Imagine not being able to turn yourself over in bed or move your legs.

Imagine having to use a bed pan lying down and having your mother wipe your bum for you.

Imagine having never been in a pub or club at 31 years old. Imagine never having been able to fulfil one thing above all else — that thing that should be a right for all young women, the right to have a young child. I know some women are unable to, but it doesn’t stop my heart from aching and the need to hold my own baby.

Imagine being imprisoned inside the miserable existence that is your life.

I don’t have to imagine of that. My body and mind is broken. I am so desperate to end the never-ending carousel of pain and sickness and suffering. I love my family. I have nothing left and I am spent.

How are Mum and Dad coping with all this? They are utterly, utterly heartbroken, naturally. Although I fear they won’t get over losing me and they don’t want me to go, and despite all the pain they must be in every time I discuss this whole thing, they must understand why I’ve had enough of this life and can’t keep hanging on. They both said they would either die or feel the same. I am so lucky to have incredible parents.

I desperately want to die. Mum and Dad know I have made up my mind.

They have made sure repeatedly that this is what I truly want. And now I’m not going to resist temptation if a way of ending my life falls into my lap.

Even though I can’t imagine how hard this must be for them, obviously they won’t want to lose me but they can’t bear for me to suffer any more than I have — that’s true unconditional love. I will never be able to thank them for putting my needs above theirs. However sad it is, it’s going to be my time to go very soon.

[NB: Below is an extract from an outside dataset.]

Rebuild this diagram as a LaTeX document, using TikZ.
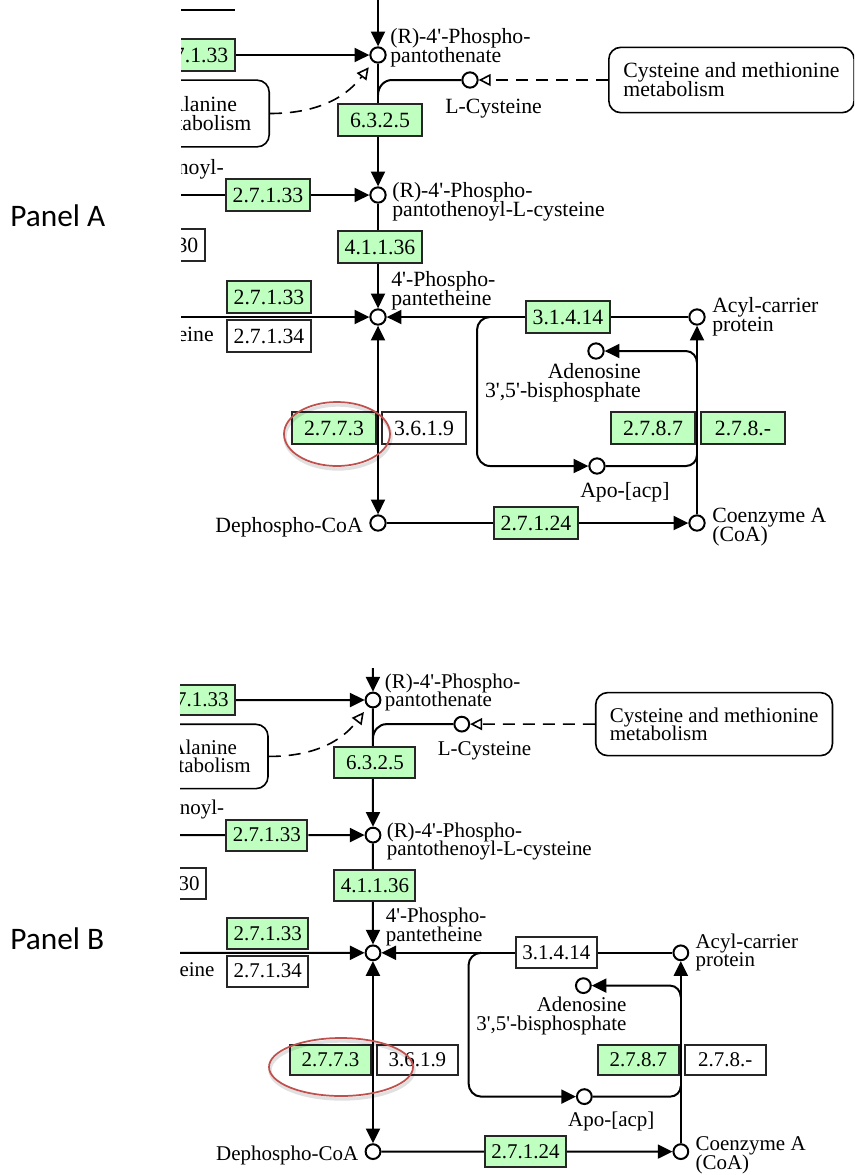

November 2008: I am afraid I can’t lie. I still do crave suicide with every fibre of my being. I promised my parents that I won’t attempt to do it in secret again. If the chance falls into my lap I will grab it with both hands. Mum regularly goes through everything with me. I never waver, I just become more and more sure as time passes. I have always stated that if I was unable to make a decision myself the power goes jointly to my parents. I trust them implicitly with my life and death. I know they won’t do the selfish thing in keeping me here purely for themselves.